States are out of money to keep national parks safe during shutdown

We are now 11 days into this partial government shutdown, and our beloved national parks are really feeling the hurt.

These shutdowns are not without consequences. Key scientists had holiday plans canceled and are being forced to work without pay. The Violence Against Women Act was allowed to expire. Last week, the Environmental Protection Agency ran out of money. Many communities’ disaster relief funds have been held up in political limbo. And while President Trump refuses to back down on his demand for border wall funding, holiday tourists are wreaking havoc on some of our national parks.

National Park Service staff are among the roughly 800,000 federal workers affected by the shutdown. Even though rangers are on furlough, tourists are still visiting these protected areas– with potentially disastrous consequences.

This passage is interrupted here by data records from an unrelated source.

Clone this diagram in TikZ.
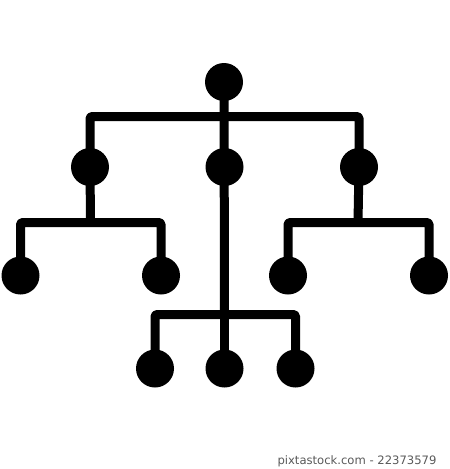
\documentclass[tikz,border=0pt]{standalone}
\usepackage{fontspec}
\newfontfamily\wmfont{DejaVu Sans}
\usetikzlibrary{backgrounds}
\begin{document}
\begin{tikzpicture}[x=1pt,y=-1pt,
  dot/.style={circle,fill=black,inner sep=0pt,minimum size=38pt},
  link/.style={line width=9pt,line join=round,rounded corners=1.5pt}]
\useasboundingbox (0,0) rectangle (450,469);
% level 0
\node[dot] (top) at (224,82) {};
% level 1
\node[dot] (l1) at (90,167) {};
\node[dot] (m1) at (224.5,167) {};
\node[dot] (r1) at (359,167) {};
% level 2
\node[dot] (ll) at (20.5,275.5) {};
\node[dot] (lr) at (161,275.5) {};
\node[dot] (rl) at (288,275.5) {};
\node[dot] (rr) at (429,275.5) {};
% level 3
\node[dot] (bl) at (155,368.5) {};
\node[dot] (bm) at (224.5,368.5) {};
\node[dot] (br) at (295.5,368.5) {};
% junctions
\coordinate (j0) at (224.5,116.5);
\coordinate (jl) at (90.5,222.5);
\coordinate (jr) at (358,222.5);
\coordinate (jb) at (224.5,314.5);
\begin{scope}[on background layer]
\draw[link] (top.center) -- (jb);
\draw[link] (l1.center) |- (j0) -| (r1.center);
\draw[link] (l1.center) -- (jl);
\draw[link] (ll.center) |- (jl) -| (lr.center);
\draw[link] (r1.center) -- (jr);
\draw[link] (rl.center) |- (jr) -| (rr.center);
\draw[link] (bl.center) |- (jb) -| (br.center);
\draw[link] (jb) -- (bm.center);
\end{scope}
\node[text=black!65,font=\wmfont\fontsize{11.6}{13}\selectfont,anchor=base] (wm) at (357,464) {pixtastock.com - 22373579};
\end{tikzpicture}
\end{document}
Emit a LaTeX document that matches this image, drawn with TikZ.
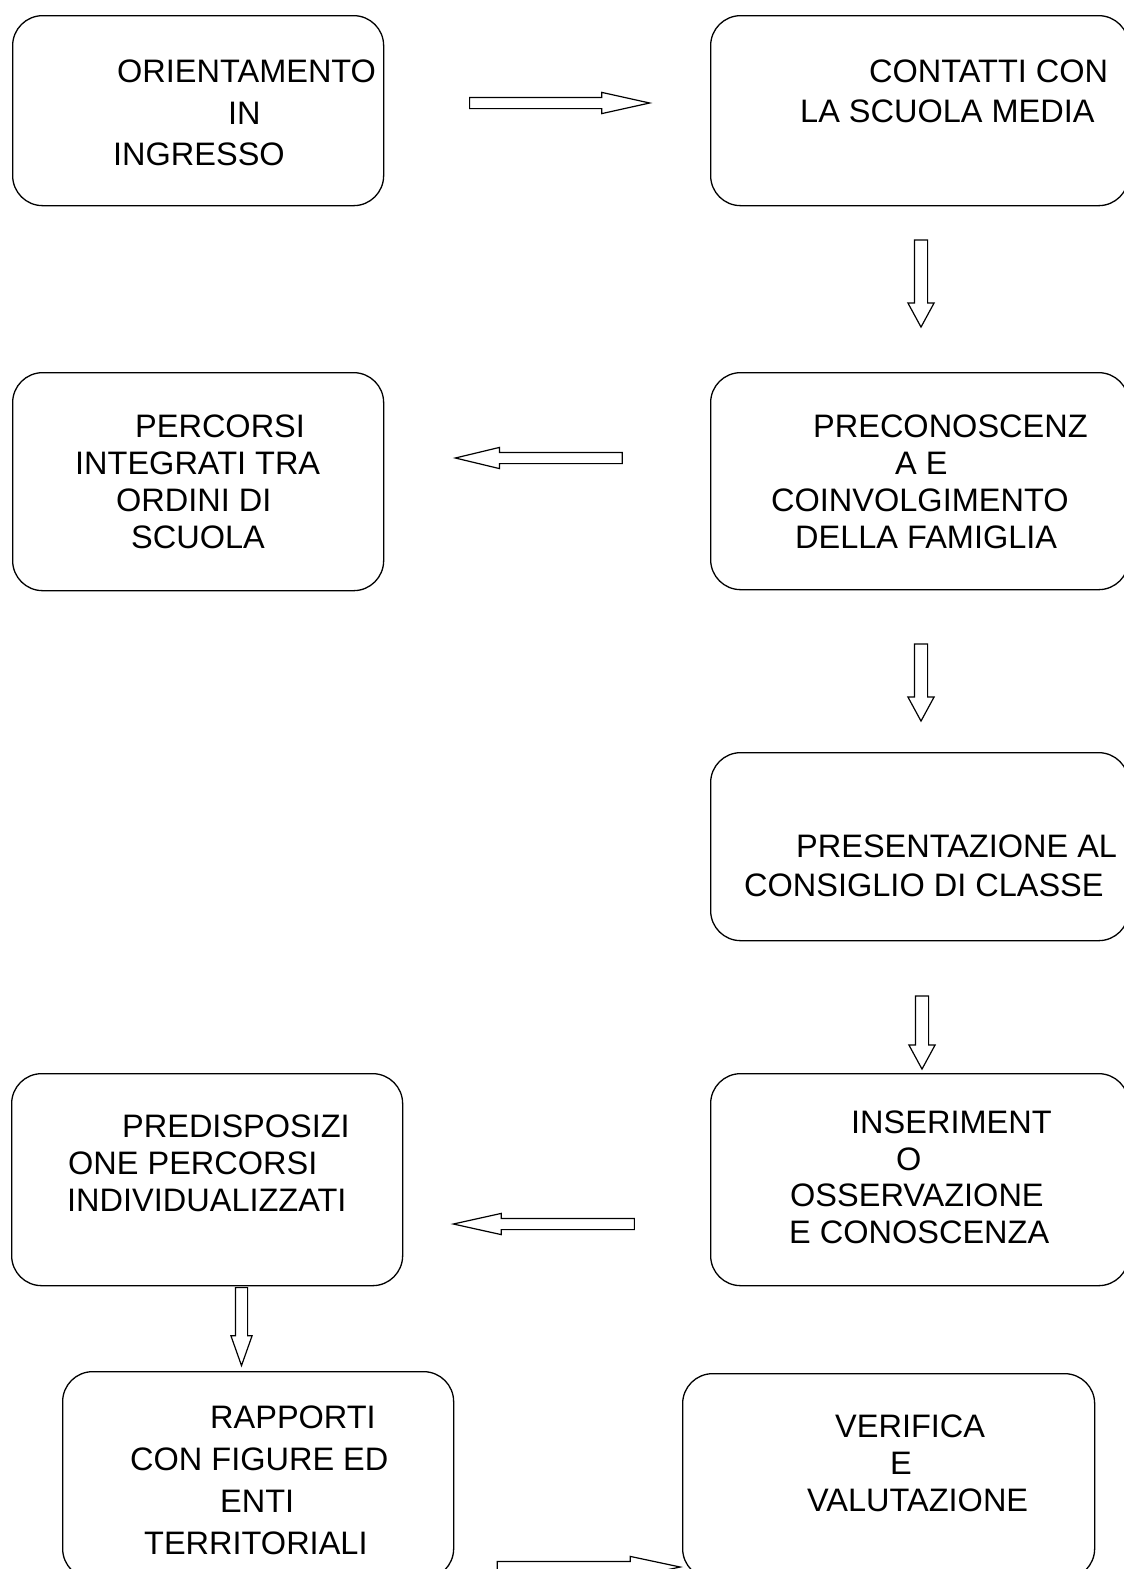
\documentclass[tikz,border=0pt]{standalone}
\usepackage{fontspec}
\setmainfont{Liberation Sans}
\usetikzlibrary{shapes, arrows, positioning, calc}
\tikzset{
    phase/.style={
        rectangle,
        rounded corners=30pt,
        line width=1.3pt,
        draw=black,
        anchor=north west,
        inner sep=0pt,
    },
    words/.style={
        anchor=north west,
        inner sep=0pt,
        align=left,
        font=\fontsize{32.5}{37}\selectfont,
    },
    hollow/.style={
        single arrow,
        draw=black,
        line width=1.2pt,
        inner xsep=0pt,
        single arrow head indent=0pt,
    },
    harrow/.style={
        hollow,
        inner ysep=5pt,
        single arrow head extend=5pt,
        single arrow tip angle=25,
    },
    varrow/.style={
        hollow,
        rotate=-90,
        inner ysep=6pt,
        single arrow head extend=6.5pt,
        single arrow tip angle=57,
    },
}

\begin{document}
\begin{tikzpicture}[x=1pt, y=-1pt]
      \clip (0,0) rectangle (1124,1569);

      % boxes
      \node[phase, minimum width=371pt, minimum height=190pt] (orient) at (12,15) {};
      \node[phase, minimum width=418pt, minimum height=190pt] (contatti) at (710,15) {};
      \node[phase, minimum width=371pt, minimum height=218pt] (percorsi) at (12,372) {};
      \node[phase, minimum width=418pt, minimum height=217pt] (preconosc) at (710,372) {};
      \node[phase, minimum width=418pt, minimum height=188pt] (presenta) at (710,752) {};
      \node[phase, minimum width=418pt, minimum height=212pt] (inserim) at (710,1073) {};
      \node[phase, minimum width=391pt, minimum height=212pt] (predisp) at (11,1073) {};
      \node[phase, minimum width=391pt, minimum height=207pt] (rapporti) at (62,1371) {};
      \node[phase, minimum width=412pt, minimum height=205pt] (verifica) at (682,1373) {};

      % texts
      \node[words, font=\fontsize{32.5}{41.5}\selectfont] (t-orient) at (113,60)
        {\hspace*{4pt}ORIENTAMENTO\\\hspace*{115pt}IN\\INGRESSO};
      \node[words, font=\fontsize{32.5}{40}\selectfont] (t-contatti) at (800,60)
        {\hspace*{69pt}CONTATTI CON\\LA SCUOLA MEDIA};
      \node[words] (t-percorsi) at (75,415)
        {\hspace*{60pt}PERCORSI\\INTEGRATI TRA\\\hspace*{41pt}ORDINI DI\\\hspace*{56pt}SCUOLA};
      \node[words] (t-preconosc) at (771,415)
        {\hspace*{42pt}PRECONOSCENZ\\\hspace*{124pt}A E\\COINVOLGIMENTO\\\hspace*{24pt}DELLA FAMIGLIA};
      \node[words, font=\fontsize{32.5}{39}\selectfont] (t-presenta) at (744,835)
        {\hspace*{52pt}PRESENTAZIONE AL\\CONSIGLIO DI CLASSE};
      \node[words, font=\fontsize{32.5}{36.5}\selectfont] (t-inserim) at (789,1111)
        {\hspace*{62pt}INSERIMENT\\\hspace*{107pt}O\\\hspace*{1pt}OSSERVAZIONE\\E CONOSCENZA};
      \node[words] (t-predisp) at (67,1115)
        {\hspace*{55pt}PREDISPOSIZI\\\hspace*{1pt}ONE PERCORSI\\INDIVIDUALIZZATI};
      \node[words, font=\fontsize{32.5}{42}\selectfont] (t-rapporti) at (130,1406)
        {\hspace*{80pt}RAPPORTI\\CON FIGURE ED\\\hspace*{90pt}ENTI\\\hspace*{14pt}TERRITORIALI};
      \node[words] (t-verifica) at (807,1415)
        {\hspace*{28pt}VERIFICA\\\hspace*{83pt}E\\VALUTAZIONE};

      % arrows
      \node[harrow, minimum height=180pt] (a1) at (547,103) {};
      \node[varrow, minimum height=87pt] (a2) at (921,277.5) {};
      \node[harrow, rotate=180, minimum height=167pt, single arrow tip angle=27] (a3) at (550.5,458) {};
      \node[varrow, minimum height=77pt] (a4) at (921,676.5) {};
      \node[varrow, minimum height=73pt] (a5) at (922,1026.5) {};
      \node[harrow, rotate=180, minimum height=181pt] (a6) at (556.5,1224) {};
      \node[varrow, minimum height=78pt, inner ysep=5.5pt, single arrow head extend=4.5pt,
            single arrow tip angle=39] (a7) at (241.5,1318) {};
      \node[harrow, minimum height=183pt, single arrow tip angle=24] (a8) at (575.5,1567) {};

    \end{tikzpicture}
\end{document}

The problems go beyond a lack of toilet paper in the park potties. In Texas’ Big Bend National Park, trash is piling up, which conservationists fear could attract bears and lead to them become permanently habituated to human food. At Yellowstone National Park in Wyoming, dozens of cars were seen entering the park despite the lack of park staffing. In California’s Joshua Tree National Park, the Los Angeles Times reports that tourists have strung Christmas lights on the park’s fragile namesake trees.

A few park-heavy states, like Arizona and Utah, have dealt with the shutdown by trying to keep their parks fully staffed with state funds paid directly to the federal government. But today, Utah’s state funding to keep Arches, Canyonlands, and Zion National Parks running with minimal staffing ran out. So too a charity group’s staffing of visitor centers at Great Smoky Mountains. Those funds are now gone as well.